Di bawah pemerintahan Raja Dharmawangsa, Kerajaan
Medang Kamulan menjadi pusat aktifitas pelayaran perdagangan di indonesia
Timur. Namun akibat serangan dari Kerajaan Wurawari, segala perekonomian
Kerajaan Medang Kamulan mengalami kehancuran.
3. Kehidupan sosial budaya
Di bidang social budaya juga mengalami kemajuan.

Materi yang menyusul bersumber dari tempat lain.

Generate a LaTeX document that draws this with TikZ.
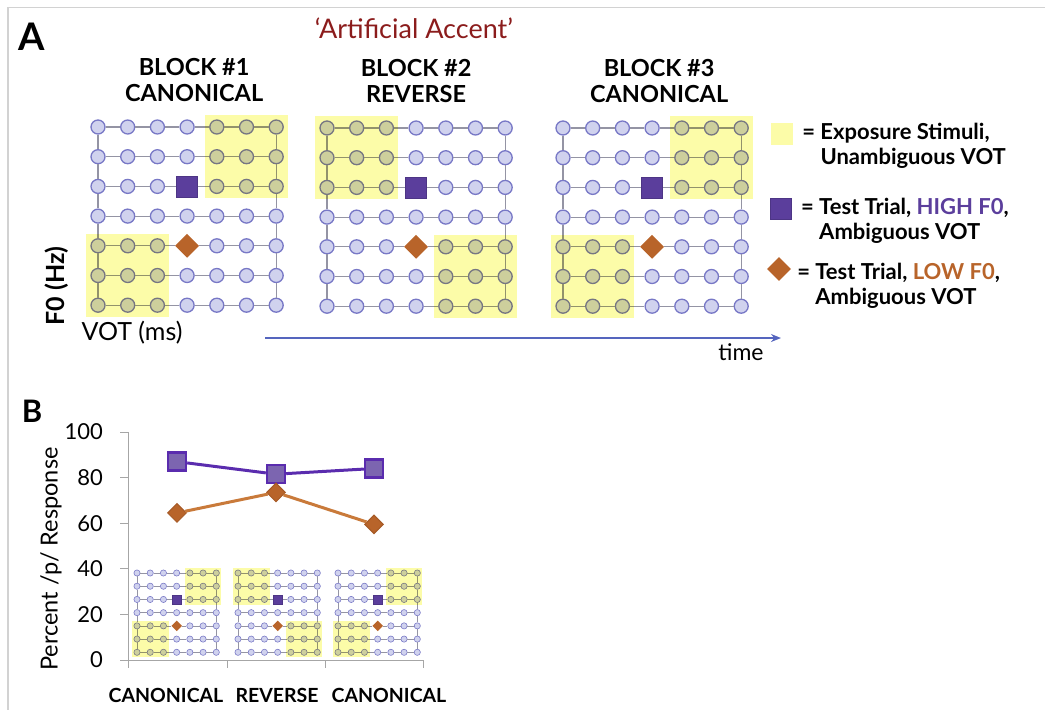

Antara lain dibuat bendungan Waringin Sapto utnuk pertanian. Pada tahun 1035
ditulis kitab Arjunawiwaha oleh Mpu Kanwa. Kitab ini menggambarkan kehidupan
Airlangga dan dirinya sebagai titisan Dewa Wisnu. Perwujudannya dapat dilihat
Arca Wisnu naik Garuda di Candi Belahan. Sepeninggal Airlangga wilayah dibagi
dua yaitu kerajaan Kediri dan Jenggala.
4. Kemunduran
Pada tahun 1006,
Sriwijaya melakukan pembalasan, yakni menyerang dan menghancurkan istana
Watugaluh. Dharmawangsa terbunuh, dan beberapa pemberontakan mengikutinya dalam
beberapa tahun ke depan. Airlangga, putera Mahendradatta yang masih berusia 16
tahun, berhasil melarikan diri dan kelak akan menjadi raja pertama Kerajaan
Kahuripan, suksesor Mataram Kuno dan medang.